> _Exercise data_
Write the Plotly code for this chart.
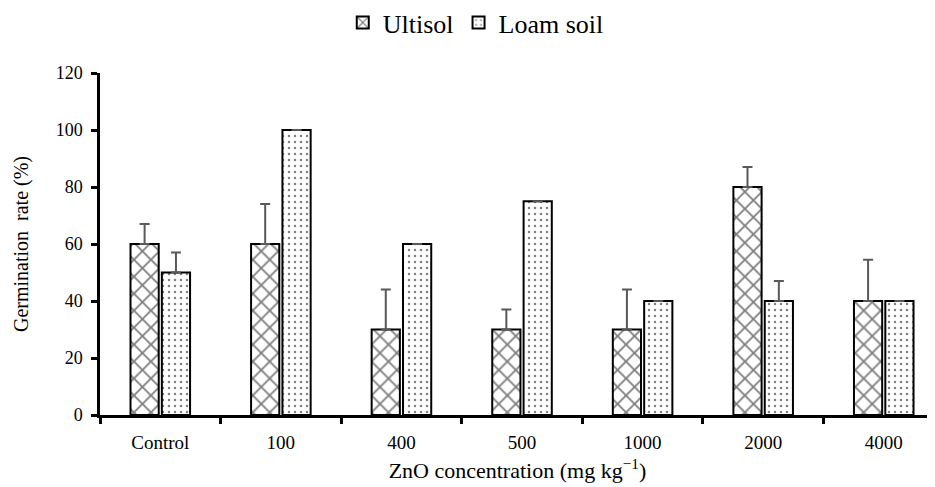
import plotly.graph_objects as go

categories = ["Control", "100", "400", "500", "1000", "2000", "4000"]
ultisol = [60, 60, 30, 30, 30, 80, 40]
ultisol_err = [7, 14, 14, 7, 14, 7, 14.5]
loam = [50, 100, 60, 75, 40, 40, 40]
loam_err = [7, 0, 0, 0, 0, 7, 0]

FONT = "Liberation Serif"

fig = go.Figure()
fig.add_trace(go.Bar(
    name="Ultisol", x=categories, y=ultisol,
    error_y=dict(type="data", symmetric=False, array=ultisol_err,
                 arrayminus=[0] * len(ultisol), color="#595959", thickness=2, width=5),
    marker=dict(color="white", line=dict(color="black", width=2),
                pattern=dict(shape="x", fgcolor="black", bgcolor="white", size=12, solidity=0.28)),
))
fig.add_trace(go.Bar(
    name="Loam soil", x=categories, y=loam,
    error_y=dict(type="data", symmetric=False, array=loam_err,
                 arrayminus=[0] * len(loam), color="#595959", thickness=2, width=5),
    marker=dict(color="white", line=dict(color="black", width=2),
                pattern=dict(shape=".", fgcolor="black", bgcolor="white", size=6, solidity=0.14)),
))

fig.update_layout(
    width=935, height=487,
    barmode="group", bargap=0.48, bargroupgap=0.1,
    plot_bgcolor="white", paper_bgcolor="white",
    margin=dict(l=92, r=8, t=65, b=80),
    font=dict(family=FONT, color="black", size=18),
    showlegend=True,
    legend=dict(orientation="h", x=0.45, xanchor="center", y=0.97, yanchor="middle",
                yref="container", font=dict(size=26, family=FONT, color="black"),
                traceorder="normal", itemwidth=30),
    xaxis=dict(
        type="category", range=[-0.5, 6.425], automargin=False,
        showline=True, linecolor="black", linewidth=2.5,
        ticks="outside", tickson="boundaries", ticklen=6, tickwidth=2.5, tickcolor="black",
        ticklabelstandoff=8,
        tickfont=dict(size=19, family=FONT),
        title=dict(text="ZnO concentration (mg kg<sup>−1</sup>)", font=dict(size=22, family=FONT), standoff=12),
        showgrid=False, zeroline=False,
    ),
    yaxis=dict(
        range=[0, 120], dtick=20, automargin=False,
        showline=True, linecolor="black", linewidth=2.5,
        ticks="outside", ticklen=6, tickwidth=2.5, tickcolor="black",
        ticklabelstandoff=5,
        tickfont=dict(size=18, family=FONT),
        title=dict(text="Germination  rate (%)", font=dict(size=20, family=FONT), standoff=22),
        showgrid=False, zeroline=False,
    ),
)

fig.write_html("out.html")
==
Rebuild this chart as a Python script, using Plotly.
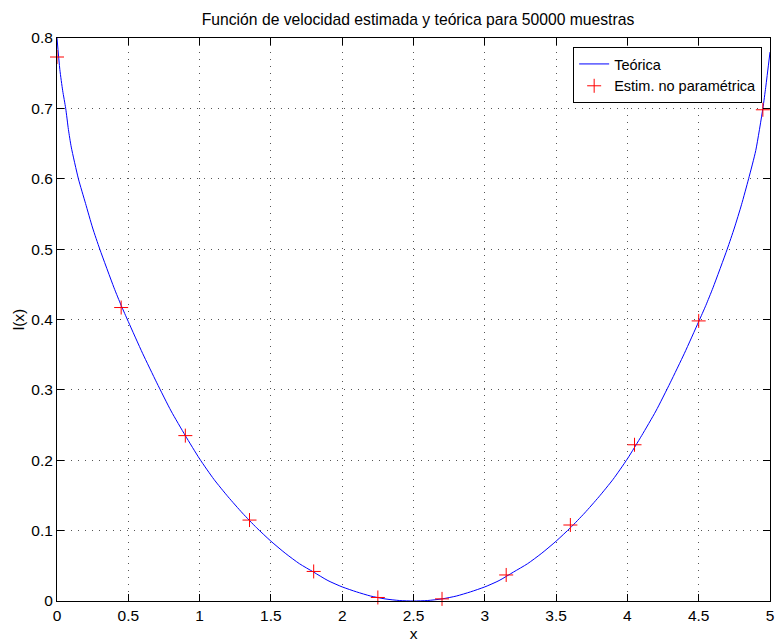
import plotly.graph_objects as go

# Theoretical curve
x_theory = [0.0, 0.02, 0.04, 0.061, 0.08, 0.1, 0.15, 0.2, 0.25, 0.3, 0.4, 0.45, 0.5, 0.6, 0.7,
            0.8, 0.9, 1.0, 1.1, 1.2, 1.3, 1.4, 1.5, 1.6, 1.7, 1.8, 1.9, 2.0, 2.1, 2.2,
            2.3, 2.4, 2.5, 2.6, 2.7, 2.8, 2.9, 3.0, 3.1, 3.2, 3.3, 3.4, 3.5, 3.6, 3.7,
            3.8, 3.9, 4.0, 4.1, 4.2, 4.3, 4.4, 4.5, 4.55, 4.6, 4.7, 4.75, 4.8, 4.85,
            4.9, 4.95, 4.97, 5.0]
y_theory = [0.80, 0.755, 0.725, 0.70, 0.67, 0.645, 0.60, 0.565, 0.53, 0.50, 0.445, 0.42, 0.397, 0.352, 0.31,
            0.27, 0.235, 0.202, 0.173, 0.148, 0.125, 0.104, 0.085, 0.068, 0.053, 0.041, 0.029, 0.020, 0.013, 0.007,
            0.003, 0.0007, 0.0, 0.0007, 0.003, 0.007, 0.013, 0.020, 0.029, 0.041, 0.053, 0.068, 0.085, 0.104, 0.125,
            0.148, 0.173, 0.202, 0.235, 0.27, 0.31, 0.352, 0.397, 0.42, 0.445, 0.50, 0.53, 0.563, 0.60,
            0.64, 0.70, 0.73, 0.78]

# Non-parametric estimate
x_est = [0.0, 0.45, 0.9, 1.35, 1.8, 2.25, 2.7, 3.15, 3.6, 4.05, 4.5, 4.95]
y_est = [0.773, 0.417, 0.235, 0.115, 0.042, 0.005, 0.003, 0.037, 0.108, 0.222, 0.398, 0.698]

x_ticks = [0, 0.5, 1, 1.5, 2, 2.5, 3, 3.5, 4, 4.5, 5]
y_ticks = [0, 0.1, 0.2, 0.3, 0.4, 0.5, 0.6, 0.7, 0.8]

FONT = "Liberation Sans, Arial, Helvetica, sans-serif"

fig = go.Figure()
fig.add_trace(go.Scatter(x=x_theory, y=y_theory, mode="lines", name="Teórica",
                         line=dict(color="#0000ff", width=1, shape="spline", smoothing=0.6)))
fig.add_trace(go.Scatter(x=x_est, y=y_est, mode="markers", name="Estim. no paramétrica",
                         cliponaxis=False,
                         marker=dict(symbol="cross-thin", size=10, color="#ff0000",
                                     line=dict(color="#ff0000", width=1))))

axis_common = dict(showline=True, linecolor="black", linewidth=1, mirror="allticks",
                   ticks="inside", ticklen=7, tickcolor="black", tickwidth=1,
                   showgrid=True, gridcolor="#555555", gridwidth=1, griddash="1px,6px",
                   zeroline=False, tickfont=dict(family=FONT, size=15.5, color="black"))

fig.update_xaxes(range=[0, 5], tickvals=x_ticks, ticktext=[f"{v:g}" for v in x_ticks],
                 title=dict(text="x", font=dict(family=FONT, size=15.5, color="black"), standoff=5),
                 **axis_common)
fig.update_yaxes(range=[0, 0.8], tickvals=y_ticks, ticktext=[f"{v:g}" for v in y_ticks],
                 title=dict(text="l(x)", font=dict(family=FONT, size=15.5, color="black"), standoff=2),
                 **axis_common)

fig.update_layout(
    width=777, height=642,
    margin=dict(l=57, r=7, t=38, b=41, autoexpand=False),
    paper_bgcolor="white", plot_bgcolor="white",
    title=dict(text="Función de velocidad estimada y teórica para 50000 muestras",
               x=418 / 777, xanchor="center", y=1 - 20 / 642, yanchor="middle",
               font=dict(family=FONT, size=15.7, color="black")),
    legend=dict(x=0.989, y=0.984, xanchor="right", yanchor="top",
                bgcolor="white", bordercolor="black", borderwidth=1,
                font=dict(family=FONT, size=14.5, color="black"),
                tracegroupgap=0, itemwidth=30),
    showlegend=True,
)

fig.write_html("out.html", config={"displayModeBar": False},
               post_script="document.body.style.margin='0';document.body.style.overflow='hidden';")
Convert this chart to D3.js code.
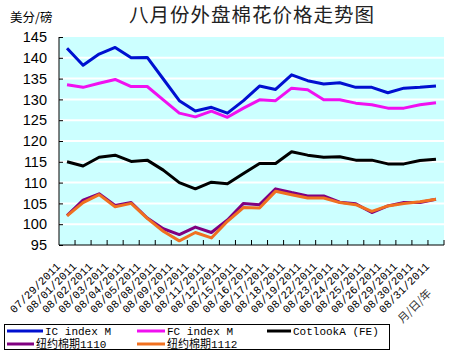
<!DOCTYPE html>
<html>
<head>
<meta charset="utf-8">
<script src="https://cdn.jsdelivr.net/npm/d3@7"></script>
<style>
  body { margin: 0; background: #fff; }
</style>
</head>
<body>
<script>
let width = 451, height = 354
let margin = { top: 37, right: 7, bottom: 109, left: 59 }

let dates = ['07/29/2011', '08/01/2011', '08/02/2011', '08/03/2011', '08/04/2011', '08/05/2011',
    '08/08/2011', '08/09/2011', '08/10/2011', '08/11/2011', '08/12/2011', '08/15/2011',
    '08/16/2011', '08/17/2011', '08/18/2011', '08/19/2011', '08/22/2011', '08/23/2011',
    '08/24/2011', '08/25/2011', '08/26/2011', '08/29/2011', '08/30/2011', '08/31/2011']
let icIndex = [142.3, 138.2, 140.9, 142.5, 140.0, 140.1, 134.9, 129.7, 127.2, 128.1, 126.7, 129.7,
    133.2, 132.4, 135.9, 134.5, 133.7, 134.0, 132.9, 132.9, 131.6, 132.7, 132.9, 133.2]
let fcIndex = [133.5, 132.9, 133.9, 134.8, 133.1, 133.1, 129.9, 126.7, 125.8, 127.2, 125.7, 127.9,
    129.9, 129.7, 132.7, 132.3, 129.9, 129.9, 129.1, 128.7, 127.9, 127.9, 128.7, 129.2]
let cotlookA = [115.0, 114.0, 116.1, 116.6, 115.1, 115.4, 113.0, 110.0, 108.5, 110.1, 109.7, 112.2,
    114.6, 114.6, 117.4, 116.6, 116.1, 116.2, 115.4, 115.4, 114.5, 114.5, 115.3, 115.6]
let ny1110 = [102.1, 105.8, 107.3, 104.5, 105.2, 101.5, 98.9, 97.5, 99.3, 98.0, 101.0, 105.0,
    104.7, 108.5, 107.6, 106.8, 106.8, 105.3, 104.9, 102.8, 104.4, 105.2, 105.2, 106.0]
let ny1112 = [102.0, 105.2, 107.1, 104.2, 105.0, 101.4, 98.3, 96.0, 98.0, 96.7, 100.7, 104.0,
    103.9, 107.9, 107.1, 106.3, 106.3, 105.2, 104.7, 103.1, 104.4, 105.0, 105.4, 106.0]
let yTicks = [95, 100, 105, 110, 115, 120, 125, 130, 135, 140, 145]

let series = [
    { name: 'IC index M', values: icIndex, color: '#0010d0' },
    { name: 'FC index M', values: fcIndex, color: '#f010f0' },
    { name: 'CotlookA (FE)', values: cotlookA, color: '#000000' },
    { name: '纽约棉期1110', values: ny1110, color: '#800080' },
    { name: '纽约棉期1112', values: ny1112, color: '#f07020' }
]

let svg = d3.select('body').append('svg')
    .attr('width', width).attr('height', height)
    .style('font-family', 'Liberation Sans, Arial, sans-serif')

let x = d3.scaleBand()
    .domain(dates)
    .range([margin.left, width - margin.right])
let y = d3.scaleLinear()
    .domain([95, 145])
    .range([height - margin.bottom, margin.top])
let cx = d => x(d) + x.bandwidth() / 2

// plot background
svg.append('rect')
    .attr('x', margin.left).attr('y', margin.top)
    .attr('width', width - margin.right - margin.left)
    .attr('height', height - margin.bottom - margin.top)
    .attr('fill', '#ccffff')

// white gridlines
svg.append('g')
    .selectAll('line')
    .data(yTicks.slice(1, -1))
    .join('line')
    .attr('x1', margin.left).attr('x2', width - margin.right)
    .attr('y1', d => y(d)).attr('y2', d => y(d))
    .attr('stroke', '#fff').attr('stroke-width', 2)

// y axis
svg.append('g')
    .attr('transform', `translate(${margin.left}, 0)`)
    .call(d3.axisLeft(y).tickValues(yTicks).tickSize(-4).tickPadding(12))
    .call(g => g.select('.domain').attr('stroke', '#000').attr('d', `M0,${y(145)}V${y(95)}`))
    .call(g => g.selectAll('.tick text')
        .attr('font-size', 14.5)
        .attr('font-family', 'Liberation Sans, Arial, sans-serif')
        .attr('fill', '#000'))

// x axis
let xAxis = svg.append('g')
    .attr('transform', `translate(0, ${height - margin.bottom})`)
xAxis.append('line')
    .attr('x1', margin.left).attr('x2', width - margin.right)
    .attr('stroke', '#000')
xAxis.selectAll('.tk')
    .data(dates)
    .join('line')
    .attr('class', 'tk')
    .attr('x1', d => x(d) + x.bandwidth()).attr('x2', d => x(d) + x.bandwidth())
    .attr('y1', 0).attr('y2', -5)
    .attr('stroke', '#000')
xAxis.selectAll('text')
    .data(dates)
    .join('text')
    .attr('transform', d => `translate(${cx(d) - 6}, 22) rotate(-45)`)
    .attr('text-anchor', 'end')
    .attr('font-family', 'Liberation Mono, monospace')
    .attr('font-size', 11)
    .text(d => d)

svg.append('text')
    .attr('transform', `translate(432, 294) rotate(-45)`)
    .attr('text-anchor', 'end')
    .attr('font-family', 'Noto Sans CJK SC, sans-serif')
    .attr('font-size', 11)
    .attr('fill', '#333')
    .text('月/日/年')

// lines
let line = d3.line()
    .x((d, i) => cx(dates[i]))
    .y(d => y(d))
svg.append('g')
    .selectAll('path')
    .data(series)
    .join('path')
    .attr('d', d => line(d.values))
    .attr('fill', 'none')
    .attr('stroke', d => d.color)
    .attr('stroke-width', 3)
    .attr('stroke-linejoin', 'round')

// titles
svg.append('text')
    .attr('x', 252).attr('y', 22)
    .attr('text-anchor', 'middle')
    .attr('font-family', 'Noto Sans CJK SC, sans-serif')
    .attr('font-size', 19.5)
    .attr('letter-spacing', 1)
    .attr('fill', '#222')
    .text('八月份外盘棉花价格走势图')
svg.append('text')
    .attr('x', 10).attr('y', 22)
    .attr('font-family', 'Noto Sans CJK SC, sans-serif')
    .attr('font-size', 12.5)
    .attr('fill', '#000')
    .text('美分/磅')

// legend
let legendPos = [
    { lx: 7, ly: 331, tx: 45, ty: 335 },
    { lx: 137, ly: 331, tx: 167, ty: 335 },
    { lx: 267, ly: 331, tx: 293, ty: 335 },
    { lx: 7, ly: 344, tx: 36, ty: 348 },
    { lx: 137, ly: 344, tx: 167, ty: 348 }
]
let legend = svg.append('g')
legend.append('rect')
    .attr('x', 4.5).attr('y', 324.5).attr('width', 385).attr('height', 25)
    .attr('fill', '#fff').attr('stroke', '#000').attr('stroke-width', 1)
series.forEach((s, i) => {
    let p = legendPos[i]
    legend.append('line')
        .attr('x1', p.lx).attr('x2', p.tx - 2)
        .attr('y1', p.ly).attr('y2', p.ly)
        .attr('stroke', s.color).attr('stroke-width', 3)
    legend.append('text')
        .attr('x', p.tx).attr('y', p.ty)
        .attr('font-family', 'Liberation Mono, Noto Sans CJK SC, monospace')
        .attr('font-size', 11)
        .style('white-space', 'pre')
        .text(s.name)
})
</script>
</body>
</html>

> _Instructions for the task_
Lines from the one with "Convert this chart to D3.js code." through the one with "109, left: 59" are the only ones to quote. Quote them exactly and leave out pictures.

> _Written answer_
Convert this chart to D3.js code.
<!DOCTYPE html>
<html>
<head>
<meta charset="utf-8">
<script src="https://cdn.jsdelivr.net/npm/d3@7"></script>
<style>
  body { margin: 0; background: #fff; }
</style>
</head>
<body>
<script>
let width = 451, height = 354
let margin = { top: 37, right: 7, bottom: 109, left: 59 }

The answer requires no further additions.